Siete venuti a confessare i vostri peccati
La confessione personale deve limitarsi alla mia persona, perché è il mio destino personale a essere in gioco. Per quanto possa essere imperfetto il giudizio che proferisco su me stesso, è da qui che bisogna cominciare, e bisogna farlo chiedendosi: di che cosa mi vergogno della mia vita? Quali sono le cose che voglio nascondere di fronte al volto di Dio, o che voglio nascondere di fronte al giudizio della mia stessa coscienza e che mi fanno paura?
Non sempre è facile affrontare una questione del genere, perché ci siamo così spesso abituati a sottrarci al nostro personale e legittimo giudizio che, quando facciamo un esame di coscienza nella ferma speranza di scoprire la verità su noi
stessi, ci sembra di urtare contro enormi difficoltà; eppure è proprio da qui che bisogna cominciare. E se anche non avessimo nient'altro da dire in confessione, questa sarebbe malgrado tutto sincera, sarebbe proprio nostra.
Ma ci sono molti altri punti da esaminare. Basta che ci guardiamo attorno e ci rammentiamo di quello che gli altri pensano di noi, di quali sono le loro reazioni nei nostri confronti, di ciò che succede quando ci troviamo in mezzo a loro, per scoprire nuove ragioni per emettere un giudizio su noi stessi. Sappiamo bene di non essere sempre portatori di gioia e di pace, di verità e di bontà nelle nostre relazioni con gli altri. Basta scorrere la lista dei nostri amici più vicini, quelli che incontriamo più o meno frequentemente, e il nostro atteggiamento apparirà chiaramente: quanti di loro abbiamo ferito, ingannato, offeso, abbiamo indotto in tentazione in un modo o nell'altro?
Ma vi è ancora un altro giudizio che dobbiamo affrontare: "Quello che avrete fatto a uno dei più piccoli dei miei fratelli, l'avrete fatto a me", ci dice il Signore (cf. Matteo 25,40).
Ricordiamoci ancora di come ci giudicano gli altri: spesso si tratta di un giudizio penetrante ed equo; ma noi non ne vogliamo sapere di ciò che la gente pensa di noi, nella misura in cui dice la verità e ci mette sotto accusa.
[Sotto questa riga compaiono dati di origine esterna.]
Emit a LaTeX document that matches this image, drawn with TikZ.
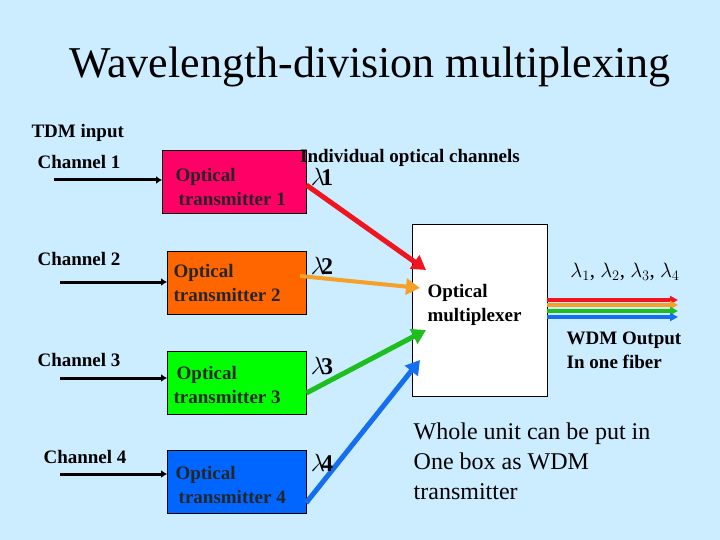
\documentclass[tikz,border=0pt]{standalone}
\usepackage{fontspec}
\setmainfont{Liberation Serif}
\usetikzlibrary{arrows.meta}
\definecolor{bg}{RGB}{204,236,255}
\definecolor{c1}{RGB}{255,0,102}
\definecolor{c2}{RGB}{255,102,0}
\definecolor{c3}{RGB}{0,255,0}
\definecolor{c4}{RGB}{0,102,255}
\definecolor{lr}{RGB}{240,20,30}
\definecolor{lo}{RGB}{245,160,40}
\definecolor{lg}{RGB}{30,190,30}
\definecolor{lb}{RGB}{20,110,240}
\begin{document}
\begin{tikzpicture}[x=1pt,y=-1pt,
  tx/.style={draw=black,minimum width=139pt,minimum height=63pt,anchor=north west,inner sep=0pt},
  lab/.style={font=\bfseries\fontsize{19}{24}\selectfont,align=left},
  inp/.style={line width=3pt,-{Latex[length=6pt,width=8pt]}},
  fat/.style={line width=5pt,-{Triangle[length=14pt,width=16pt]}},
  thin/.style={line width=4pt,-{Triangle[length=8pt,width=8pt]}},
  lam/.style={font=\bfseries\fontsize{24}{24}\selectfont}]
\fill[bg] (0,0) rectangle (720,540);
\useasboundingbox (0,0) rectangle (720,540);
\node (title) at (370,67) {\fontsize{44}{50}\selectfont Wavelength-division multiplexing};
\node[lab,anchor=west] (tdm) at (28,133) {TDM input};
\node[lab,anchor=west] (ch1) at (34,162) {Channel 1};
\node[lab,anchor=west] (ch2) at (34,259) {Channel 2};
\node[lab,anchor=west] (ch3) at (34,360) {Channel 3};
\node[lab,anchor=west] (ch4) at (40,457) {Channel 4};
\node[tx,fill=c1,minimum width=144pt] (t1) at (162,150) {};
\node[tx,fill=c2] (t2) at (167,251) {};
\node[tx,fill=c3] (t3) at (167,351) {};
\node[tx,fill=c4] (t4) at (167,450) {};
\node[lab,text=black!85,anchor=west] (x1) at (172,187) {Optical\\ \,transmitter 1};
\node[lab,text=black!85,anchor=west] (x2) at (170,283) {Optical\\transmitter 2};
\node[lab,text=black!85,anchor=west] (x3) at (170,385) {\,Optical\\transmitter 3};
\node[lab,text=black!85,anchor=west] (x4) at (172,485) {Optical\\ \,transmitter 4};
\coordinate (s1) at (54,180); \coordinate (s2) at (60,282);
\coordinate (s3) at (60,378); \coordinate (s4) at (60,474);
\draw[inp] (s1) -- (t1.west|-s1);
\draw[inp] (s2) -- (t2.west|-s2);
\draw[inp] (s3) -- (t3.west|-s3);
\draw[inp] (s4) -- (t4.west|-s4);
\node[draw=black,fill=white,minimum width=135pt,minimum height=172pt,anchor=north west,inner sep=0pt] (mux) at (412,224) {};
\node[lab,anchor=west] (muxl) at (424,305) {Optical\\multiplexer};
\coordinate (e1) at (426,270); \coordinate (e2) at (420,288);
\coordinate (e3) at (426,330); \coordinate (e4) at (420,360);
\draw[fat,lr] (t1.east|-0,185) -- (e1);
\draw[fat,lo,line width=4pt] (300,276) -- (e2);
\draw[fat,lg] (t3.east|-0,393) -- (e3);
\draw[fat,lb] (306,503) -- (e4);
\node[lab] (ind) at (410,158) {Individual optical channels};
\node[lam] (l1) at (322,177) {$\lambda$\kern-4pt1};
\node[lam] (l2) at (322,266) {$\lambda$\kern-4pt2};
\node[lam] (l3) at (322,366) {$\lambda$\kern-4pt3};
\node[lam] (l4) at (322,463) {$\lambda$\kern-4pt4};
\coordinate (o1) at (678,300); \coordinate (o2) at (678,305);
\coordinate (o3) at (678,311); \coordinate (o4) at (678,317);
\draw[thin,lr] (mux.east|-o1) -- (o1);
\draw[thin,lo] (mux.east|-o2) -- (o2);
\draw[thin,lg] (mux.east|-o3) -- (o3);
\draw[thin,lb] (mux.east|-o4) -- (o4);
\node (ol) at (625,272) {\fontsize{21}{21}\selectfont$\lambda_1$, $\lambda_2$, $\lambda_3$, $\lambda_4$};
\node[lab] (wdm) at (624,350) {WDM Output\\In one fiber};
\node[align=left,font=\fontsize{24}{30}\selectfont] (whole) at (532,461) {Whole unit can be put in\\One box as WDM\\transmitter};
\end{tikzpicture}
\end{document}
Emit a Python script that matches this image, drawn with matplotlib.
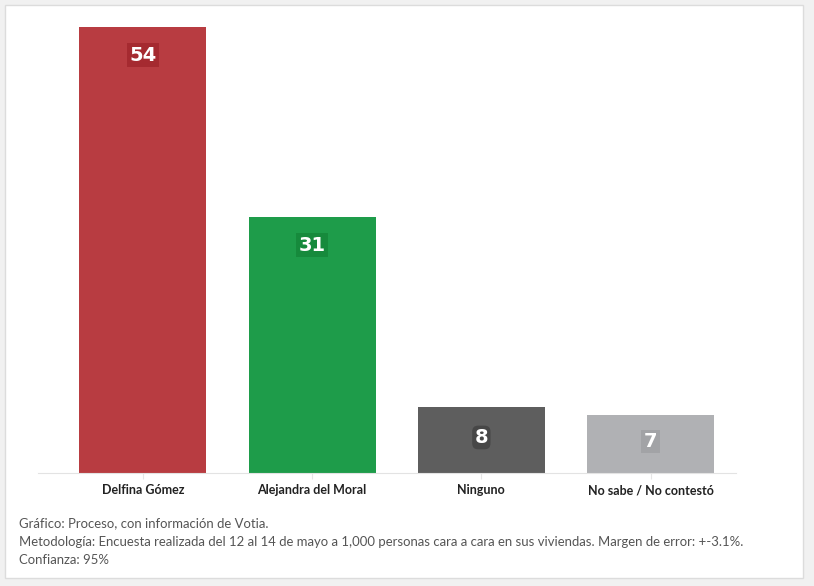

Succede però, al contrario, che le persone ci odino e ci amino allo stesso tempo, senza un motivo valido. Ci odiano senza ragione nella misura in cui agiamo secondo la verità divina, proprio perché risulta una verità scomoda. Ci amano egualmente senza ragione valida nella misura in cui accettiamo con troppa leggerezza la falsità della vita, e in questo caso ci amano non per le nostre virtù ma per il tradimento che consumiamo nei confronti della verità divina.
E necessario allora ancora una volta pronunciare un giudizio su noi stessi e prender coscienza che dovremo talora pentirci per il fatto che la gente ha simpatia per noi e ci porta alle stelle; ancora una volta Cristo ci avverte: guai quando si dirà bene di voi (cf. Luca 6,26)...
Possiamo infine fare ricorso al giudizio dell'evangelo con questa domanda: come ci giudicherebbe il Salvatore se considerasse la nostra vita?
Ponetevi queste domande, e vedrete che la vostra confessione sarà allora seria e meditata, e che non finirete per manifestare, confessandovi, quella futilità, quel balbettio infantile indegno della vostra età che sovente capita di sentire.
Non coinvolgete gli altri. Siete venuti a confessare i vostri peccati, non i loro. Le circostanze che hanno generato il peccato hanno un significato solo nel caso in cui aggravino il vostro peccato e la vostra responsabilità; e il racconto del fatto in quanto tale, del come e del perché, non ha nulla a che vedere con la confessione: può soltanto indebolire in voi la coscienza della colpa e lo spirito del pentimento.